Tras el primer debate entre los dos candidatos a la Presidencia de Estados Unidos, quedó clarísimo el enorme riesgo que representaría para el mundo entero —incluyendo a quienes viven en aquél país— que Donald Trump ganara las elecciones de noviembre. No se necesita ser especialista en relaciones internacionales para detectar con claridad el caudal ideológico y autoritario que representa el personaje recibido en México hace unos días, con honores, en Los Pinos.

Pero no quiero volver sobre la indignación que causó a la gran mayoría de los mexicanos esa inopinada visita, porque a estas alturas ya es innecesario. Me interesa en cambio subrayar otra dimensión que me alarma muy profundamente: el discurso del poder completamente descarnado que ha llevado tan lejos al señor Trump, montado sobre la base del dinero, los negocios privados exitosos que se oponen a la acción igualadora del Estado, el racismo explícito, el machismo y la iracundia de la fuerza sin matices. Si el debate presidencial estadunidense fue tan visto en todo el mundo, fue porque esta vez está en juego algo mucho más que una contienda electoral ajena: está en juego la posibilidad misma de que los votos de una sola nación decreten la muerte de una concepción democrática que alguna vez fue ejemplo de Occidente.

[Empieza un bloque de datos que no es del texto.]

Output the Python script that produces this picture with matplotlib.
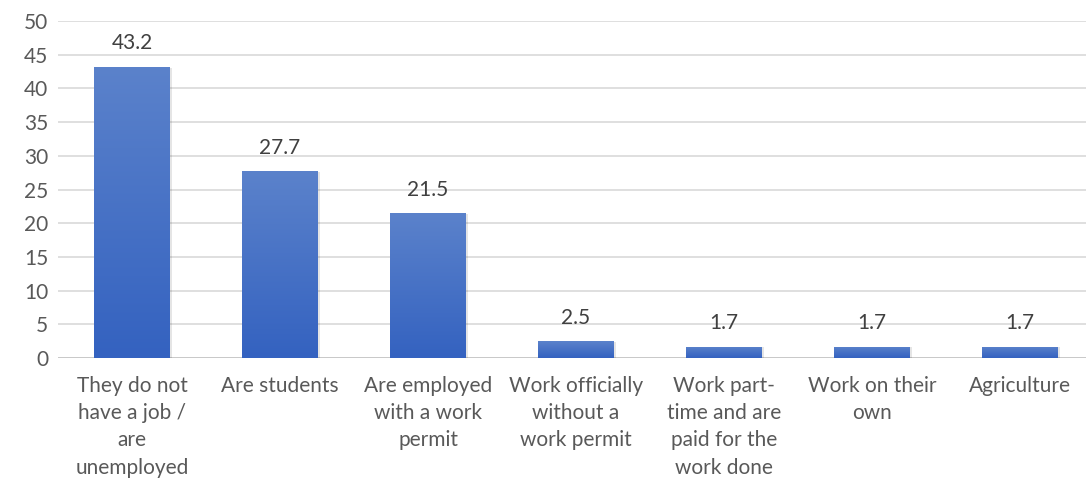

No hay manera posible de considerar que ese debate haya sido ganado por el señor Trump —más allá de lo que tercamente afirmen quienes lo aman—, pero sigue siendo cierto que hay un enorme caudal de electores que respaldan sus posturas y la ideología que él defiende y representa. Hay tres piezas principales de esa narrativa: de un lado, el clasismo disfrazado de éxito profesional, bajo el cobijo de una supuesta libertad que en realidad es resultado del azar; el racismo que tiende a homologar a las personas, para bien y para mal, por el color de su piel o por su origen étnico; y el uso del poder militar de un solo país para dominar, amenazando sin matices, a todos los demás.

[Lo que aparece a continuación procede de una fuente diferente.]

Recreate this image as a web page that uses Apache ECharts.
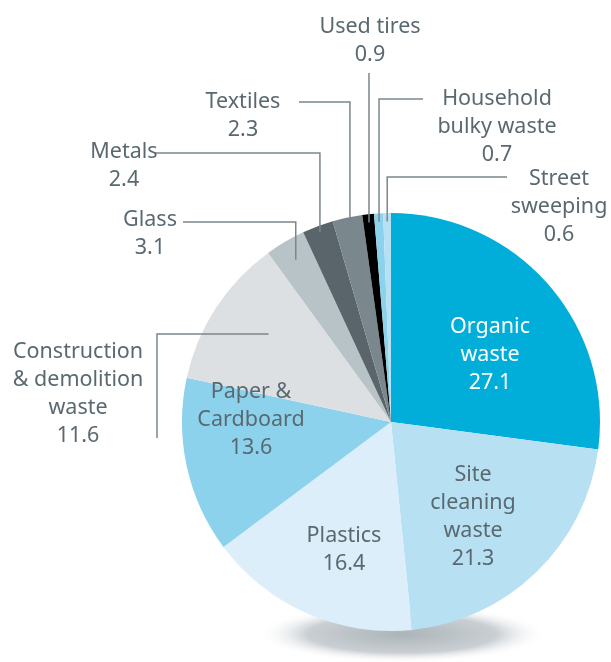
<!DOCTYPE html>
<html>
<head>
<meta charset="utf-8">
<script src="https://cdn.jsdelivr.net/npm/echarts@6/dist/echarts.min.js"></script>
<style>html,body{margin:0;padding:0;background:#fff}#c{width:611px;height:662px}</style>
</head>
<body>
<div id="c"></div>
<script>
// ---- data ----
const categories = [
  'Organic\nwaste',
  'Site\ncleaning\nwaste',
  'Plastics',
  'Paper &\nCardboard',
  'Construction\n& demolition\nwaste',
  'Glass',
  'Metals',
  'Textiles',
  'Used tires',
  'Household\nbulky waste',
  'Street\nsweeping'
];
const values = [27.1, 21.3, 16.4, 13.6, 11.6, 3.1, 2.4, 2.3, 0.9, 0.7, 0.6];

// ---- styles / layout ----
const colors = ['#00aed9', '#b7e0f2', '#dceef9', '#8cd2ed', '#dce0e3', '#b8c3c7',
                '#59656b', '#7a878d', '#000000', '#8cd2ed', '#b7e0f2'];
const textColor = '#5a6970';
const CX = 391, CY = 422, R = 209;
// label centre positions
const labelPos = [
  [490, 355], [473, 517], [344, 550], [251, 420], [78, 394],
  [150, 234], [124, 166], [243, 116], [370, 41], [497, 127], [559, 207]
];
// leader routing: [type, k(anchor radius fraction), elbow, end, (h: line y)]
const routes = [
  null, null, null, null,
  ['h', 0.70, 157, 438, 334],
  ['v', 0.90, 222, 183],
  ['v', 0.97, 153, 155],
  ['v', 0.94, 102, 299],
  ['s', 0.96, 73, null],
  ['v', 0.96, 99, 423],
  ['v', 0.96, 177, 507]
];
const insideIdx = [0, 1, 2, 3];

const total = values.reduce((a, b) => a + b, 0);
function anchorOf(i, k) {
  let before = 0;
  for (let j = 0; j < i; j++) before += values[j];
  const mid = (before + values[i] / 2) / total * Math.PI * 2; // clockwise from top
  return [CX + Math.sin(mid) * R * k, CY - Math.cos(mid) * R * k];
}

const sliceData = categories.map((n, i) => ({
  name: n, value: values[i], itemStyle: { color: colors[i] }
}));
const labelData = categories.map((n, i) => {
  const inside = insideIdx.indexOf(i) >= 0;
  return {
    name: n,
    value: values[i],
    label: inside ? { position: 'inside', color: i === 0 ? '#ffffff' : textColor } : {},
    labelLine: { show: !inside }
  };
});

const common = {
  type: 'pie',
  center: [CX, CY],
  radius: [0, R],
  startAngle: 90,
  clockwise: true,
  avoidLabelOverlap: false,
  minShowLabelAngle: 0,
  emphasis: { disabled: true },
  silent: true
};

const chart = echarts.init(document.getElementById('c'), null, { renderer: 'canvas' });
chart.setOption({
  animation: false,
  backgroundColor: '#ffffff',
  graphic: [{
    type: 'circle',
    z: 0,
    x: 402, y: 634,
    scaleY: 0.2,
    shape: { cx: 0, cy: 0, r: 145 },
    style: {
      fill: {
        type: 'radial', x: 0.5, y: 0.5, r: 0.5,
        colorStops: [
          { offset: 0, color: 'rgba(172,180,185,1)' },
          { offset: 0.65, color: 'rgba(198,204,208,0.95)' },
          { offset: 1, color: 'rgba(255,255,255,0)' }
        ]
      }
    }
  }],
  series: [
    Object.assign({}, common, {
      z: 2,
      itemStyle: { borderWidth: 0 },
      label: { show: false },
      labelLine: { show: false },
      data: sliceData
    }),
    Object.assign({}, common, {
      z: 3,
      itemStyle: { color: 'rgba(0,0,0,0)', borderWidth: 0 },
      label: {
        show: true,
        position: 'outside',
        alignTo: 'none',
        formatter: '{b}\n{c}',
        color: textColor,
        fontFamily: 'Noto Sans',
        fontSize: 21.5,
        lineHeight: 28,
        align: 'center'
      },
      labelLine: {
        show: true,
        lineStyle: { color: '#7b878c', width: 1.5 }
      },
      labelLayout: function (p) {
        const i = p.dataIndex;
        const pos = labelPos[i];
        const out = { x: pos[0], y: pos[1], align: 'center', verticalAlign: 'middle' };
        const r = routes[i];
        if (r) {
          const a = anchorOf(i, r[1]);
          let pts;
          if (r[0] === 'h') pts = [[a[0], r[4]], [r[2], r[4]], [r[2], r[3]]];
          else if (r[0] === 's') pts = [a, [a[0], (a[1] + r[2]) / 2], [a[0], r[2]]];
          else pts = [a, [a[0], r[2]], [r[3], r[2]]];
          out.labelLinePoints = pts;
        }
        return out;
      },
      data: labelData
    })
  ]
});
</script>
</body>
</html>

A estas alturas del siglo XXI parece inverosímil que alguien dotado de tanta visibilidad ignore que nadie elige dónde y cómo nace y que esta es la razón fundamental que rige el destino de la gran mayoría de las personas. Sólo excepcionalmente es cierto que el esfuerzo individual puede superar ese dato original; y sólo excepcionalmente, quien nace rico e influyente por su entorno, deja de serlo al final del camino por la vida. Sostener lo contrario puede sonar simpático, pero es completamente falso.

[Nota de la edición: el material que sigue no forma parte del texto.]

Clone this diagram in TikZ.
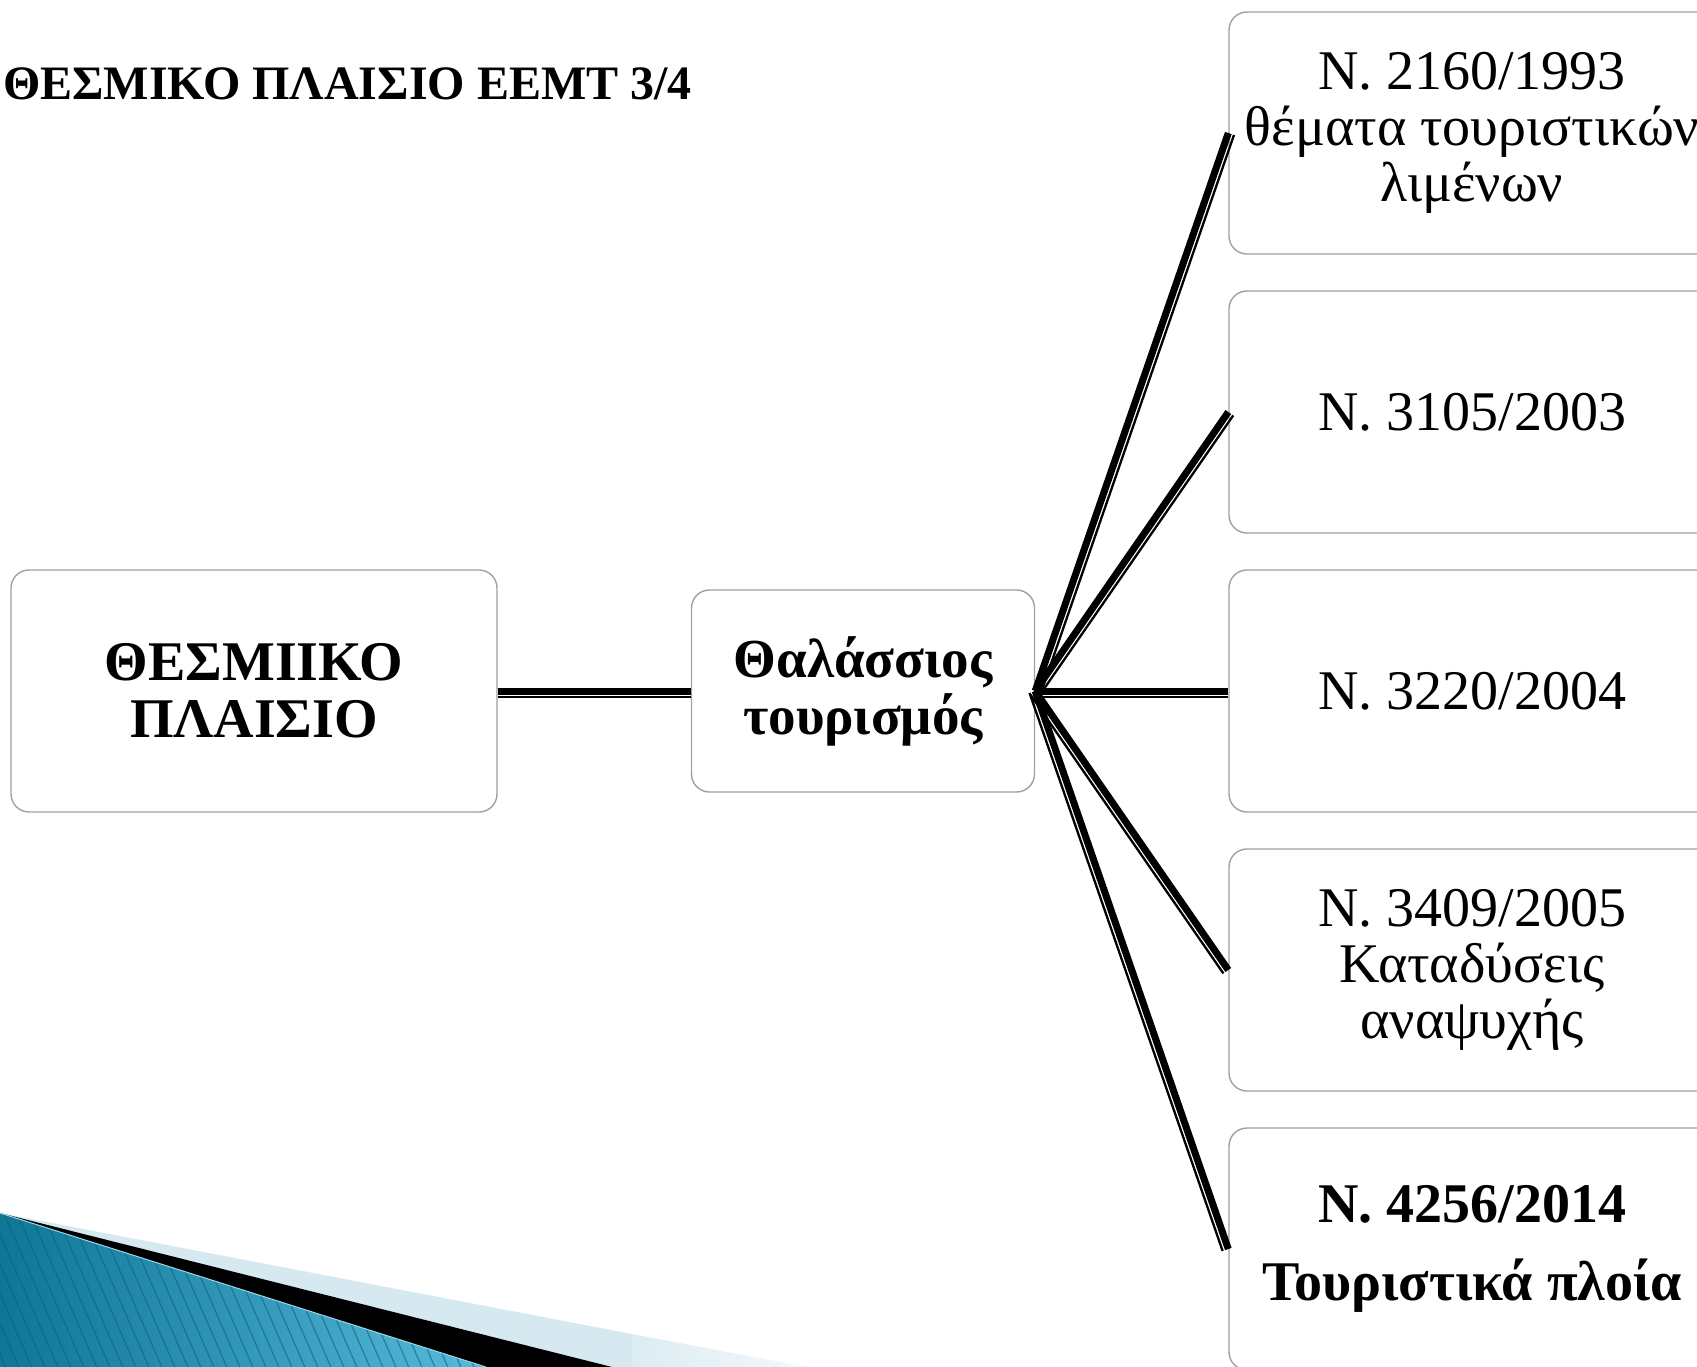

De otro lado, en ese debate quedó clara la descalificación absurda de cualquier persona cuyo fenotipo difiera del que encarna el señor Trump. Hace mucho que sabemos con certeza que esas generalizaciones producen olas de discriminación racial e incrementan, infortunadamente, los conflictos entre seres humanos que en realidad sólo son distintos por su origen y por el azar ya mencionado. Afirmar lo contrario no sólo carece de cualquier base científica, sino de la más elemental sensibilidad humana: ni los afrodescendientes, ni los latinos, ni los musulmanes, ni los asiáticos, ni ningún otro grupo identificable es idéntico a sí mismo. Apenas si es necesario subrayar que cada uno —y la humanidad en su conjunto— está formada por individuos únicos. Duele escuchar que un aspirante a gobernar la mayor potencia utilice siquiera esas denominaciones para hablar de la criminalidad que está afectando a su país y de los riesgos de seguridad que lo amenazan.

No obstante, todavía puede suceder un accidente que lleve al señor Trump a gobernar a Estados Unidos y no habría duda alguna de que, de ser así, usaría todos los medios que ese país posee —militares, políticos y financieros— para tratar de inocular esa visión terrible al resto del planeta. Apenas podemos hacer nada para evitar ese desastre, pero debemos advertirlo a conciencia.